- EXERCISE DESCRIPTION -
Begin the copy with the line that contains "Emit a LaTeX" and end it with the line that contains "rectangle (axis cs:614,410);". Print these lines exactly and omit all pictures.

****************************************

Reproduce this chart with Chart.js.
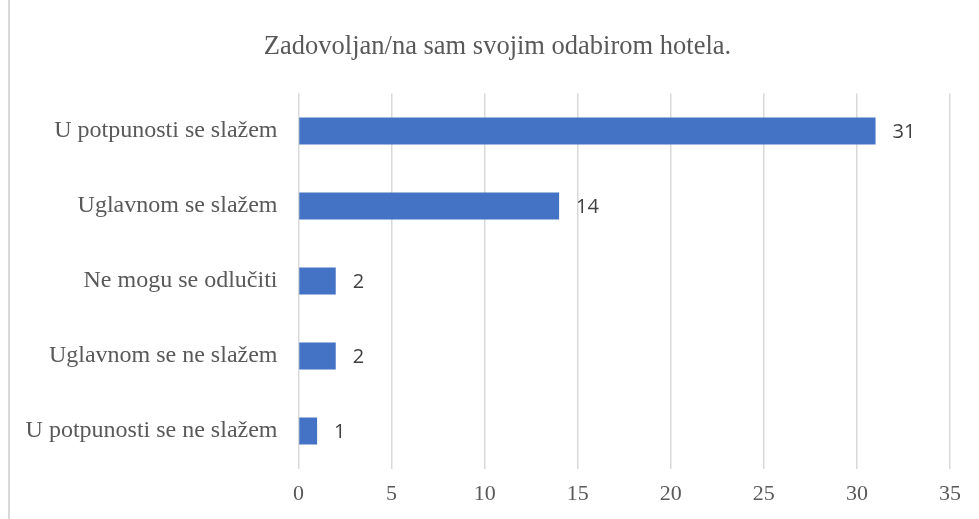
<!DOCTYPE html>
<html>
<head>
<meta charset="utf-8">
<script src="https://cdn.jsdelivr.net/npm/chart.js@4/dist/chart.umd.min.js"></script>
<style>
  html, body { margin: 0; padding: 0; background: #ffffff; }
  #wrap { width: 979px; height: 519px; }
</style>
</head>
<body>
<div id="wrap"><canvas id="grafico" width="979" height="519"></canvas></div>
<script>
  var titulo = 'Zadovoljan/na sam svojim odabirom hotela.'
  var kategorije = [
    'U potpunosti se slažem',
    'Uglavnom se slažem',
    'Ne mogu se odlučiti',
    'Uglavnom se ne slažem',
    'U potpunosti se ne slažem'
  ]
  var odgovori = [31, 14, 2, 2, 1]
  var osMax = 35
  var osKorak = 5

  var sivo = '#595959'
  var plava = '#4472C4'
  var mreza = '#D9D9D9'
  var serif = '"Liberation Serif", "Times New Roman", serif'

  // okvir lijevo + naslov (centriran na cijeli okvir grafikona)
  const okvir = {
    id: 'okvir',
    beforeDraw(chart) {
      const ctx = chart.ctx
      ctx.save()
      ctx.strokeStyle = mreza
      ctx.lineWidth = 2
      ctx.beginPath()
      ctx.moveTo(9, 0)
      ctx.lineTo(9, 519)
      ctx.stroke()

      ctx.font = '26.5px ' + serif
      ctx.fillStyle = sivo
      ctx.textAlign = 'center'
      ctx.textBaseline = 'middle'
      ctx.fillText(titulo, 497.5, 47)
      ctx.restore()
    }
  }

  // brojevi pored stupaca
  const oznake = {
    id: 'oznake',
    afterDatasetsDraw(chart) {
      const ctx = chart.ctx
      const meta = chart.getDatasetMeta(0)
      ctx.save()
      ctx.font = '20px "Open Sans"'
      ctx.fillStyle = '#404040'
      ctx.textAlign = 'left'
      ctx.textBaseline = 'middle'
      meta.data.forEach(function (bar, i) {
        ctx.fillText(String(odgovori[i]), bar.x + 17, bar.y + 1)
      })
      ctx.restore()
    }
  }

  const data = {
    labels: kategorije,
    datasets: [{
      data: odgovori,
      backgroundColor: plava,
      borderWidth: 0,
      categoryPercentage: 1,
      barPercentage: 0.36
    }]
  }

  const config = {
    type: 'bar',
    data: data,
    options: {
      indexAxis: 'y',
      responsive: false,
      animation: false,
      layout: {
        padding: { left: 0, right: 29, top: 93.5, bottom: 0 }
      },
      plugins: {
        legend: { display: false },
        tooltip: { enabled: false },
        title: { display: false }
      },
      scales: {
        x: {
          min: 0,
          max: osMax,
          border: { display: false },
          grid: { color: mreza, lineWidth: 1.5, drawTicks: false },
          afterFit: function (scale) { scale.height = 50.5 },
          ticks: {
            stepSize: osKorak,
            padding: 13,
            color: sivo,
            font: { family: serif, size: 22, lineHeight: 1.2 }
          }
        },
        y: {
          border: { display: false },
          grid: { display: false, drawTicks: false },
          afterFit: function (scale) { scale.width = 298.5 },
          ticks: {
            padding: 21,
            color: sivo,
            font: { family: serif, size: 24, lineHeight: 1.2 }
          }
        }
      }
    },
    plugins: [okvir, oznake]
  }

  const myChart = new Chart(document.getElementById('grafico'), config)
</script>
</body>
</html>
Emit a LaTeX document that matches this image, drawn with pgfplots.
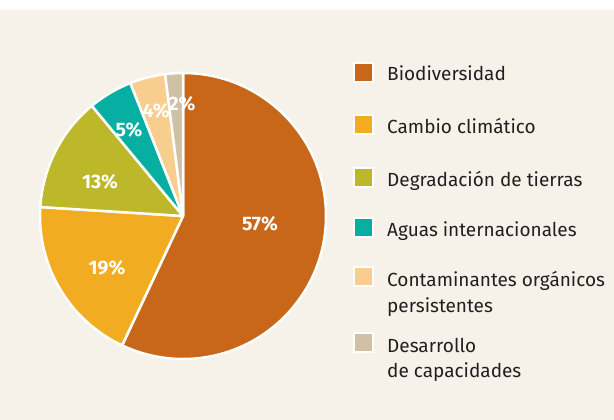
\documentclass[border=0pt]{standalone}
\usepackage{pgfplots}
\pgfplotsset{compat=1.18}
\usepackage{fontspec}
\setmainfont{Fira Sans}
\definecolor{bg}{HTML}{F6F2E9}
\definecolor{txt}{HTML}{231F20}
\definecolor{cBio}{HTML}{C8671A}
\definecolor{cCam}{HTML}{F2AC21}
\definecolor{cDeg}{HTML}{BDB82A}
\definecolor{cAgu}{HTML}{06AFA2}
\definecolor{cCon}{HTML}{F8CE8E}
\definecolor{cDes}{HTML}{D0C0A5}
\begin{document}
\begin{tikzpicture}
\begin{axis}[
  x=1pt, y=1pt,
  xmin=0, xmax=614, ymin=0, ymax=420,
  hide axis, clip=false,
]
% background panel
\fill[white] (axis cs:0,0) rectangle (axis cs:614,420);
\fill[bg] (axis cs:0,0) rectangle (axis cs:614,410);

% pie slices: value / colour, clockwise from 12 o'clock
\xdef\acc{0}
\foreach \v/\c in {57/cBio, 19/cCam, 13/cDeg, 5/cAgu, 4/cCon, 2/cDes}{
  \pgfmathsetmacro\a{90-3.6*\acc}
  \pgfmathsetmacro\b{90-3.6*(\acc+\v)}
  \edef\temp{\noexpand\fill[\c, draw=white, line width=2.5pt, line join=round]
    (axis cs:183,204) -- ++(\a:143pt) arc[start angle=\a, end angle=\b, radius=143pt] -- cycle;}
  \temp
  \pgfmathsetmacro\na{\acc+\v}
  \xdef\acc{\na}
}

% slice labels
\foreach \lab/\lx/\ly in {57/260/224, 19/107/268, 13/100/182, 5/129/130, 4/156/111, 2/182/104}{
  \edef\temp{\noexpand\node[white, font=\noexpand\bfseries\noexpand\fontsize{19.5}{21}\noexpand\selectfont]
    at (axis cs:\lx,420-\ly) {\lab\noexpand\%};}
  \temp
}

% legend
\foreach \c/\y in {cBio/73, cCam/125, cDeg/178, cAgu/228, cCon/277, cDes/343}{
  \edef\temp{\noexpand\node[fill=\c, draw=white, line width=2pt, minimum size=19pt, inner sep=0pt]
    at (axis cs:363,420-\y) {};}
  \temp
}
\foreach \t/\y in {Biodiversidad/80.7, Cambio climático/134, Degradación de tierras/187,
  Aguas internacionales/237, Contaminantes orgánicos/287, persistentes/313,
  Desarrollo/353, de capacidades/378}{
  \edef\temp{\noexpand\node[txt, anchor=base west, inner sep=0pt, font=\noexpand\fontsize{19}{23}\noexpand\selectfont]
    at (axis cs:387,420-\y) {\t};}
  \temp
}
\end{axis}
\end{tikzpicture}
\end{document}
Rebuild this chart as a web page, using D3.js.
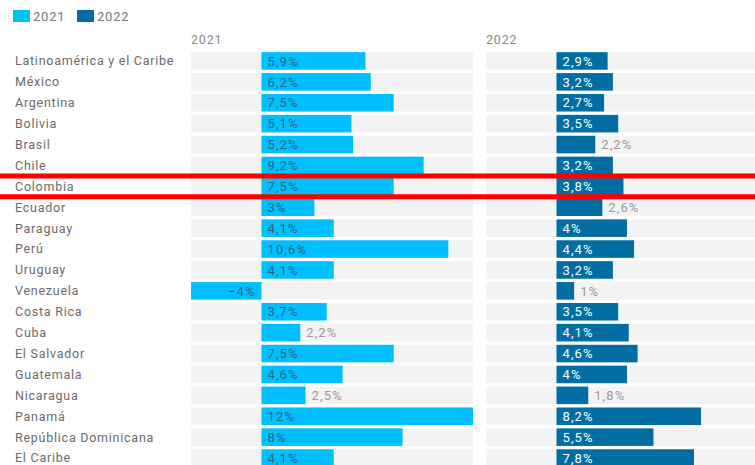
<!DOCTYPE html>
<html><head><meta charset="utf-8">
<script src="https://cdnjs.cloudflare.com/ajax/libs/d3/7.8.5/d3.min.js"></script>
<style>
body{margin:0;background:#fff;}
svg{display:block;font-family:Roboto,"Open Sans",sans-serif;}
</style></head><body>
<script>
const categories = ["Latinoamérica y el Caribe","México","Argentina","Bolivia","Brasil","Chile","Colombia","Ecuador","Paraguay","Perú","Uruguay","Venezuela","Costa Rica","Cuba","El Salvador","Guatemala","Nicaragua","Panamá","República Dominicana","El Caribe"];
const values2021 = [5.9,6.2,7.5,5.1,5.2,9.2,7.5,3,4.1,10.6,4.1,-4,3.7,2.2,7.5,4.6,2.5,12,8,4.1];
const values2022 = [2.9,3.2,2.7,3.5,2.2,3.2,3.8,2.6,4,4.4,3.2,1,3.5,4.1,4.6,4,1.8,8.2,5.5,7.8];
const seriesNames = ["2021","2022"];
const highlight = "Colombia";

const W=755,H=465;
const svg=d3.select("body").append("svg").attr("width",W).attr("height",H);
const loc=d3.formatLocale({decimal:",",thousands:".",grouping:[3],currency:["","€"],minus:"\u2212"});
const fmt=v=>loc.format(Number.isInteger(v)?"d":".1f")(v)+"%";

const y=d3.scaleBand().domain(categories).range([50.5,468.5]).paddingInner(0.16).paddingOuter(0.08);
const panels=[
 {name:seriesNames[0],vals:values2021,x:d3.scaleLinear().domain([-4,12]).range([191,473]),color:"#00bfff",inText:"#2b6480"},
 {name:seriesNames[1],vals:values2022,x:d3.scaleLinear().domain([-4,12]).range([486,768]),color:"#006ea3",inText:"#ffffff"}
];

// legend
const lg=svg.append("g");
panels.forEach((p,i)=>{
  const gx=13+i*64;
  lg.append("rect").attr("x",gx).attr("y",10).attr("width",17).attr("height",12).attr("fill",p.color);
  lg.append("text").attr("x",gx+20).attr("y",16).attr("dy","0.35em").attr("font-size",13).attr("letter-spacing","0.8").attr("fill","#777").text(p.name);
});

// category labels
svg.append("g").selectAll("text").data(categories).join("text")
 .attr("x",15).attr("y",d=>y(d)+y.bandwidth()/2).attr("dy","0.35em")
 .attr("font-size",12.5).attr("fill","#6a6a6a").attr("letter-spacing","0.75").text(d=>d);

panels.forEach(p=>{
  const g=svg.append("g");
  const [r0,r1]=p.x.range();
  g.append("text").attr("x",r0).attr("y",44).attr("font-size",12.5).attr("letter-spacing","0.8").attr("fill","#888").text(p.name);
  g.selectAll("rect.bg").data(categories).join("rect").attr("class","bg")
   .attr("x",r0).attr("width",r1-r0).attr("y",d=>y(d)).attr("height",y.bandwidth()).attr("fill","#f3f3f3");
  const data=categories.map((c,i)=>({c,v:p.vals[i]}));
  g.selectAll("rect.bar").data(data).join("rect").attr("class","bar")
   .attr("x",d=>p.x(Math.min(0,d.v))).attr("width",d=>Math.abs(p.x(d.v)-p.x(0)))
   .attr("y",d=>y(d.c)).attr("height",y.bandwidth()).attr("fill",p.color);
  g.selectAll("text.val").data(data).join("text").attr("class","val")
   .attr("y",d=>y(d.c)+y.bandwidth()/2).attr("dy","0.36em").attr("font-size",13).attr("letter-spacing","1.1")
   .attr("x",d=>{ if(d.v<0) return p.x(0)-6; return d.v<2.65? p.x(d.v)+6 : p.x(0)+6;})
   .attr("text-anchor",d=>d.v<0?"end":"start")
   .attr("fill",d=>(d.v>=0&&d.v<2.65)?"#999":p.inText)
   .text(d=>fmt(d.v));
});

// highlight lines around Colombia
const hy0=y(highlight), hy1=y(highlight)+y.bandwidth();
[hy0-1.5, hy1+1.5].forEach(yy=>{
  svg.append("line").attr("x1",0).attr("x2",W).attr("y1",yy).attr("y2",yy).attr("stroke","#ff0000").attr("stroke-width",5);
});
</script></body></html>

****************************************

- ANSWER TO THE TASK -
Emit a LaTeX document that matches this image, drawn with pgfplots.
\documentclass[border=0pt]{standalone}
\usepackage{pgfplots}
\pgfplotsset{compat=1.18}
\usepackage{fontspec}
\setmainfont{Fira Sans}
\definecolor{bg}{HTML}{F6F2E9}
\definecolor{txt}{HTML}{231F20}
\definecolor{cBio}{HTML}{C8671A}
\definecolor{cCam}{HTML}{F2AC21}
\definecolor{cDeg}{HTML}{BDB82A}
\definecolor{cAgu}{HTML}{06AFA2}
\definecolor{cCon}{HTML}{F8CE8E}
\definecolor{cDes}{HTML}{D0C0A5}
\begin{document}
\begin{tikzpicture}
\begin{axis}[
  x=1pt, y=1pt,
  xmin=0, xmax=614, ymin=0, ymax=420,
  hide axis, clip=false,
]
% background panel
\fill[white] (axis cs:0,0) rectangle (axis cs:614,420);
\fill[bg] (axis cs:0,0) rectangle (axis cs:614,410);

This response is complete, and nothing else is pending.